Uzak kuzeyde doğan, kayaların arasından fışkıran Dicle ile baş etmeyi sadece birkaç Ermeni kayıkçı göze alabilir. Yolcuların karşılaşmadığı, birbirini geçmediği, birbirine selam ve işaret vermediği garip bir yoldur Dicle yolu. Koruyucu meleği olmayan, kıyıdaki hurma ağaçlarından başka eşlik edeni bulunmayan gemicinin çektiği yalnızlık duygusu, bu yüzdendir” (Amin Maalouf, ‘Işık Bahçeleri’, Yapı Kredi Yay., çev. Esin T. Çelikkan)
Ermenilerin yaşadığı, bu büyük ticaretin yapıldığı coğrafya yani Doğu Anadolu, Ermenistan ve Gürcistan’ı içine alan bölge, şarabın anavatanı olarak kabul ediliyor.

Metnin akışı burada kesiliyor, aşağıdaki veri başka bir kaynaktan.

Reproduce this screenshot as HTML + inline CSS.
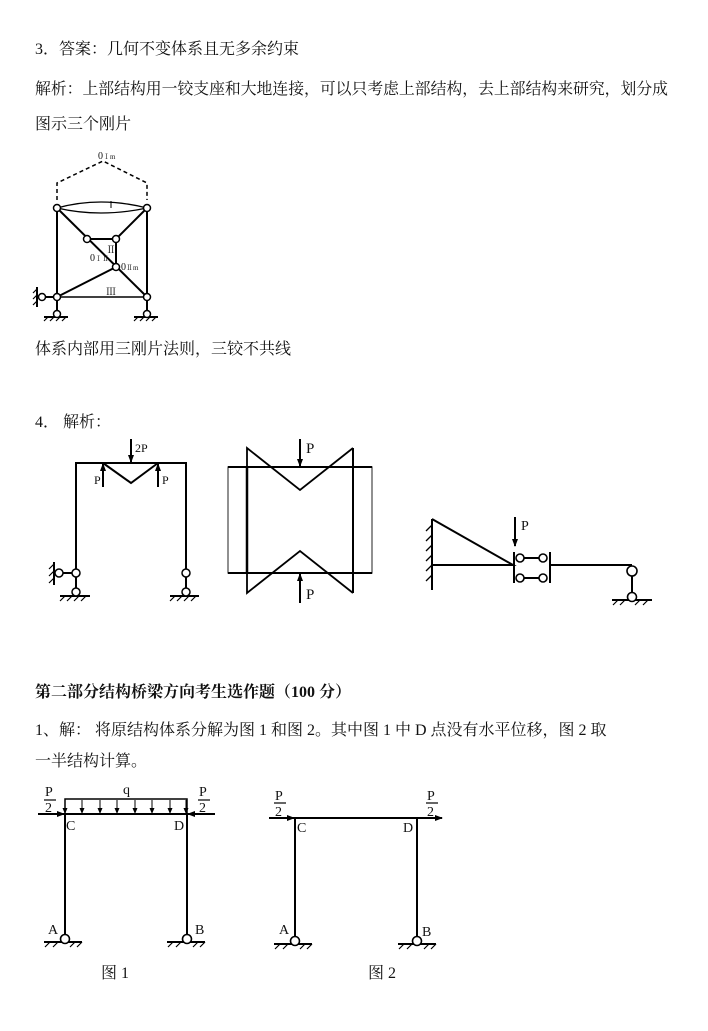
<!DOCTYPE html>
<html><head><meta charset="utf-8"><style>
html,body{margin:0;padding:0;background:#fff;}
svg{display:block}
.t{font-family:"Liberation Serif","Noto Serif CJK SC",serif;font-size:16px;fill:#111}
.s{font-family:"Liberation Serif","Noto Serif CJK SC",serif;fill:#111}
</style></head><body>
<svg width="708" height="1031" viewBox="0 0 708 1031" xmlns="http://www.w3.org/2000/svg">
<defs>
<marker id="ah" markerWidth="8" markerHeight="8" refX="7" refY="4" orient="auto" markerUnits="userSpaceOnUse"><path d="M0,1 L8,4 L0,7 Z" fill="#000"/></marker>
<marker id="as" markerWidth="6" markerHeight="6" refX="5" refY="3" orient="auto" markerUnits="userSpaceOnUse"><path d="M0,0.5 L6,3 L0,5.5 Z" fill="#000"/></marker>
</defs>
<text class="t" x="35" y="54">3．答案：几何不变体系且无多余约束</text>
<text class="t" x="35" y="94" textLength="633" lengthAdjust="spacingAndGlyphs">解析：上部结构用一铰支座和大地连接，可以只考虑上部结构，去上部结构来研究，划分成</text>
<text class="t" x="35" y="129">图示三个刚片</text>

<!-- Figure 1 -->
<g stroke="#000" fill="none" stroke-width="2">
<path d="M57,200 L57,183 L103,161 L147,183 L147,200" stroke-dasharray="4,3" stroke-width="1.5"/>
<path d="M57,208 Q100,196 147,208 Q100,218 57,208" stroke-width="1.3"/>
<line x1="111" y1="201" x2="111" y2="208" stroke-width="1"/>
<line x1="57" y1="208" x2="57" y2="297"/>
<line x1="147" y1="208" x2="147" y2="297"/>
<line x1="57" y1="297" x2="147" y2="297" stroke-width="1.5"/>
<line x1="57" y1="208" x2="147" y2="297"/>
<line x1="147" y1="208" x2="116" y2="239"/>
<line x1="87" y1="239" x2="116" y2="239"/>
<line x1="116" y1="239" x2="116" y2="267"/>
<line x1="116" y1="267" x2="57" y2="297"/>
<line x1="42" y1="297" x2="57" y2="297"/>
<line x1="57" y1="297" x2="57" y2="313"/>
<line x1="147" y1="297" x2="147" y2="313"/>
<line x1="37" y1="287" x2="37" y2="307"/>
<path d="M37,289 l-4,4 M37,295 l-4,4 M37,301 l-4,4" stroke-width="1.2"/>
<line x1="44" y1="317" x2="68" y2="317"/>
<path d="M48,317 l-4,4 M54,317 l-4,4 M60,317 l-4,4 M66,317 l-4,4" stroke-width="1.2"/>
<line x1="134" y1="317" x2="158" y2="317"/>
<path d="M138,317 l-4,4 M144,317 l-4,4 M150,317 l-4,4 M156,317 l-4,4" stroke-width="1.2"/>
</g>
<g stroke="#000" stroke-width="1.5" fill="#fff">
<circle cx="57" cy="208" r="3.5"/><circle cx="147" cy="208" r="3.5"/>
<circle cx="87" cy="239" r="3.5"/><circle cx="116" cy="239" r="3.5"/>
<circle cx="116" cy="267" r="3.5"/>
<circle cx="57" cy="297" r="3.5"/><circle cx="147" cy="297" r="3.5"/>
<circle cx="42" cy="297" r="3.5"/>
<circle cx="57" cy="314" r="3.5"/><circle cx="147" cy="314" r="3.5"/>
</g>
<text class="s" x="98" y="159" font-size="10">0<tspan font-size="7">Ⅰm</tspan></text>
<text class="s" x="90" y="261" font-size="10">0<tspan font-size="7">ⅠⅡ</tspan></text>
<text class="s" x="106" y="253" font-size="10">Ⅱ</text>
<text class="s" x="121" y="270" font-size="10">0<tspan font-size="7">Ⅱm</tspan></text>
<text class="s" x="106" y="295" font-size="10">Ⅲ</text>

<text class="t" x="35" y="354">体系内部用三刚片法则，三铰不共线</text>
<text class="t" x="35" y="427">4．  解析：</text>

<!-- Figure 4a -->
<g stroke="#000" fill="none" stroke-width="2">
<path d="M76,573 L76,463 L186,463 L186,573"/>
<path d="M103,463 L131,483 L158,463"/>
<line x1="131" y1="439" x2="131" y2="462" marker-end="url(#ah)"/>
<line x1="103" y1="487" x2="103" y2="464" marker-end="url(#ah)"/>
<line x1="158" y1="487" x2="158" y2="464" marker-end="url(#ah)"/>
<line x1="59" y1="573" x2="76" y2="573"/>
<line x1="76" y1="573" x2="76" y2="592"/>
<line x1="186" y1="573" x2="186" y2="592"/>
<line x1="54" y1="562" x2="54" y2="585"/>
<path d="M54,564 l-5,5 M54,571 l-5,5 M54,578 l-5,5" stroke-width="1.2"/>
<line x1="60" y1="596" x2="90" y2="596"/>
<path d="M65,596 l-5,5 M72,596 l-5,5 M79,596 l-5,5 M86,596 l-5,5" stroke-width="1.2"/>
<line x1="170" y1="596" x2="199" y2="596"/>
<path d="M175,596 l-5,5 M182,596 l-5,5 M189,596 l-5,5 M196,596 l-5,5" stroke-width="1.2"/>
</g>
<g stroke="#000" stroke-width="1.5" fill="#fff">
<circle cx="76" cy="573" r="4"/><circle cx="59" cy="573" r="4"/><circle cx="76" cy="592" r="4"/>
<circle cx="186" cy="573" r="4"/><circle cx="186" cy="592" r="4"/>
</g>
<text class="s" x="135" y="452" font-size="12">2P</text>
<text class="s" x="94" y="484" font-size="12">P</text>
<text class="s" x="162" y="484" font-size="12">P</text>

<!-- Figure 4b -->
<g stroke="#000" fill="none">
<rect x="228" y="467" width="144" height="106" stroke="#555" stroke-width="1.3"/>
<line x1="228" y1="467" x2="372" y2="467" stroke-width="2"/>
<line x1="228" y1="573" x2="372" y2="573" stroke-width="2"/>
<line x1="247" y1="467" x2="247" y2="573" stroke-width="2.5"/>
<line x1="353" y1="448" x2="353" y2="593" stroke-width="2"/>
<path d="M247,467 L247,448 L300,490 L353,448" stroke-width="1.8"/>
<path d="M247,573 L247,593 L300,551 L353,593" stroke-width="1.8"/>
<line x1="300" y1="439" x2="300" y2="466" stroke-width="2" marker-end="url(#ah)"/>
<line x1="300" y1="603" x2="300" y2="574" stroke-width="2" marker-end="url(#ah)"/>
</g>
<text class="s" x="306" y="453" font-size="15">P</text>
<text class="s" x="306" y="599" font-size="15">P</text>

<!-- Figure 4c -->
<g stroke="#000" fill="none" stroke-width="2">
<path d="M432,519 L432,590"/>
<path d="M432,519 L513,565 L432,565"/>
<path d="M432,525 l-6,6 M432,535 l-6,6 M432,545 l-6,6 M432,555 l-6,6 M432,565 l-6,6 M432,575 l-6,6" stroke-width="1.3"/>
<line x1="514" y1="552" x2="514" y2="583"/>
<line x1="550" y1="552" x2="550" y2="583"/>
<line x1="520" y1="558" x2="543" y2="558"/>
<line x1="520" y1="578" x2="543" y2="578"/>
<line x1="550" y1="565" x2="632" y2="565"/>
<line x1="632" y1="571" x2="632" y2="597"/>
<line x1="612" y1="600" x2="652" y2="600"/>
<path d="M618,600 l-5,5 M625,600 l-5,5 M640,600 l-5,5 M648,600 l-5,5" stroke-width="1.2"/>
<line x1="515" y1="517" x2="515" y2="546" marker-end="url(#ah)"/>
</g>
<g stroke="#000" stroke-width="1.6" fill="#fff">
<circle cx="520" cy="558" r="4"/><circle cx="543" cy="558" r="4"/>
<circle cx="520" cy="578" r="4"/><circle cx="543" cy="578" r="4"/>
<circle cx="632" cy="571" r="5"/><circle cx="632" cy="597" r="4.5"/>
</g>
<text class="s" x="521" y="530" font-size="14">P</text>

<text class="t" x="35" y="697" font-weight="bold">第二部分结构桥梁方向考生选作题（100 分）</text>
<text class="t" x="35" y="735">1、解： 将原结构体系分解为图 1 和图 2。其中图 1 中 D 点没有水平位移，图 2 取</text>
<text class="t" x="35" y="766">一半结构计算。</text>

<!-- Fig 1 bottom -->
<g stroke="#000" fill="none" stroke-width="2">
<path d="M65,938 L65,814 L187,814 L187,938"/>
<path d="M65,813 L65,799 L187,799 L187,813" stroke-width="1.5"/>
<g stroke-width="1">
<line x1="65" y1="800" x2="65" y2="813" marker-end="url(#as)"/>
<line x1="82" y1="800" x2="82" y2="813" marker-end="url(#as)"/>
<line x1="100" y1="800" x2="100" y2="813" marker-end="url(#as)"/>
<line x1="117" y1="800" x2="117" y2="813" marker-end="url(#as)"/>
<line x1="135" y1="800" x2="135" y2="813" marker-end="url(#as)"/>
<line x1="152" y1="800" x2="152" y2="813" marker-end="url(#as)"/>
<line x1="170" y1="800" x2="170" y2="813" marker-end="url(#as)"/>
<line x1="186" y1="800" x2="186" y2="813" marker-end="url(#as)"/>
</g>
<line x1="38" y1="814" x2="64" y2="814" marker-end="url(#ah)"/>
<line x1="215" y1="814" x2="188" y2="814" marker-end="url(#ah)"/>
<line x1="44" y1="942" x2="82" y2="942"/>
<path d="M50,942 l-5,5 M58,942 l-5,5 M75,942 l-5,5 M82,942 l-5,5" stroke-width="1.2"/>
<line x1="167" y1="942" x2="205" y2="942"/>
<path d="M173,942 l-5,5 M181,942 l-5,5 M198,942 l-5,5 M205,942 l-5,5" stroke-width="1.2"/>
<!-- Fig 2 -->
<path d="M295,940 L295,818 L417,818 L417,940"/>
<line x1="417" y1="818" x2="442" y2="818" marker-end="url(#ah)"/>
<line x1="269" y1="818" x2="294" y2="818" marker-end="url(#ah)"/>
<line x1="274" y1="944" x2="312" y2="944"/>
<path d="M280,944 l-5,5 M288,944 l-5,5 M305,944 l-5,5 M312,944 l-5,5" stroke-width="1.2"/>
<line x1="398" y1="944" x2="436" y2="944"/>
<path d="M404,944 l-5,5 M412,944 l-5,5 M429,944 l-5,5 M436,944 l-5,5" stroke-width="1.2"/>
</g>
<g stroke="#000" stroke-width="1.6" fill="#fff">
<circle cx="65" cy="939" r="4.5"/><circle cx="187" cy="939" r="4.5"/>
<circle cx="295" cy="941" r="4.5"/><circle cx="417" cy="941" r="4.5"/>
</g>
<g class="s" font-size="14">
<text x="45" y="796">P</text><line x1="44" y1="800" x2="56" y2="800" stroke="#000" stroke-width="1.2"/><text x="45" y="812">2</text>
<text x="199" y="796">P</text><line x1="198" y1="800" x2="210" y2="800" stroke="#000" stroke-width="1.2"/><text x="199" y="812">2</text>
<text x="123" y="794">q</text>
<text x="66" y="830">C</text><text x="174" y="830">D</text>
<text x="48" y="934">A</text><text x="195" y="934">B</text>
<text x="275" y="800">P</text><line x1="274" y1="803" x2="286" y2="803" stroke="#000" stroke-width="1.2"/><text x="275" y="816">2</text>
<text x="427" y="800">P</text><line x1="426" y1="803" x2="438" y2="803" stroke="#000" stroke-width="1.2"/><text x="427" y="816">2</text>
<text x="297" y="832">C</text><text x="403" y="832">D</text>
<text x="279" y="934">A</text><text x="422" y="936">B</text>
</g>
<text class="t" x="101" y="978">图 1</text>
<text class="t" x="368" y="978">图 2</text>
</svg>
</body></html>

2012 yılının Ocak ayında Ermenistan’ın Yeğegnadzor şehrinin yakınlarındaki Areni-1 mağarasında antik bir şaraphane kalıntısı bulundu ve 6000 yıllık bu şaraphane, bilinen en eski şaraphane olarak kayıtlara geçti.
Bugün bu mirasın izleri hâlâ yaşamakta. Bir çok dilde ‘şarap’ anlamına gelen ‘wine’, ‘vin’, ‘oneo’ kelimelerinin kökü, Hititçede ‘şarap kenti’ anlamına gelen ‘wiyanawanda’dan gelmektedir.

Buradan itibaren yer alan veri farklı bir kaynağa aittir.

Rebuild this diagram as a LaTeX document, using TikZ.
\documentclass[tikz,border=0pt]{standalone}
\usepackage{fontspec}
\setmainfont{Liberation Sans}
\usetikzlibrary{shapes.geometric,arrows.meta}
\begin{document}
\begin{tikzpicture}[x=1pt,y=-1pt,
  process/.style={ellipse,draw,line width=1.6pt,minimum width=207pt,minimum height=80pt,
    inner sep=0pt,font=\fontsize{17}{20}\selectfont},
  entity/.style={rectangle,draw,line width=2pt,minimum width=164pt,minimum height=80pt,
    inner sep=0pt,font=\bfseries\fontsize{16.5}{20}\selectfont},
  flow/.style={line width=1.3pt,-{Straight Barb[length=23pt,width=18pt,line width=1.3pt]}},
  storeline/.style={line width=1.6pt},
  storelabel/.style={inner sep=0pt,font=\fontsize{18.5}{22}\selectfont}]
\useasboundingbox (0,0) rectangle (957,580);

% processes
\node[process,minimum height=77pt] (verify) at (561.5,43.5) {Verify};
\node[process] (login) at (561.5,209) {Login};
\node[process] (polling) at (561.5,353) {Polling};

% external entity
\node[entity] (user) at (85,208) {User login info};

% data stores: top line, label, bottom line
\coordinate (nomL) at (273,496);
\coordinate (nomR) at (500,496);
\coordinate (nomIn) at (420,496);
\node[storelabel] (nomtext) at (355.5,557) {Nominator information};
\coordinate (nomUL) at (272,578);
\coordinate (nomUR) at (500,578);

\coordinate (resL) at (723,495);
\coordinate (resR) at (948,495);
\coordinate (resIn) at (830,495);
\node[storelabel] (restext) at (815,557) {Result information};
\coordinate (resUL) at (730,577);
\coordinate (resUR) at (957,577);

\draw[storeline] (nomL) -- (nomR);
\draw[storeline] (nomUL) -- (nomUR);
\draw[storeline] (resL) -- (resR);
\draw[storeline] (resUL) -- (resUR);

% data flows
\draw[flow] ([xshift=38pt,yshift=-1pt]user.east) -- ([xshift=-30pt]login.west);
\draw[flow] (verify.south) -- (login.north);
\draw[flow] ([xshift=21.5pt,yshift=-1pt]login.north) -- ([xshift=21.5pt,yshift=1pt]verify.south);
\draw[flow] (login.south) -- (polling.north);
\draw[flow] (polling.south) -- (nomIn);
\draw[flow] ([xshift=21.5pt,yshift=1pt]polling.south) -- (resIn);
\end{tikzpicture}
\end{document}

Üzümü olgunlaşmadan tüketmemeye de yarayan ‘üzüm bayramı’ da tıpkı şarabın adı gibi bin yıllara direnen bir âdet olarak ‘Verapohum Surp Asdvadzadzin’, yani Meryem Ana’nın göğe alınışı şeklinde, bu sefer Anahit’in adıyla değilse de başka bir kutsal kadının adıyla devam ediyor. Artık Anadolu’nun hiçbir yerinde o üzümlerden şarap yapan Ermeni kalmamışsa da, hâlâ, üzüm okunmadan yenmiyor. Bu coğrafyada hâlâ şarap yapanlara, içenlere selam olsun.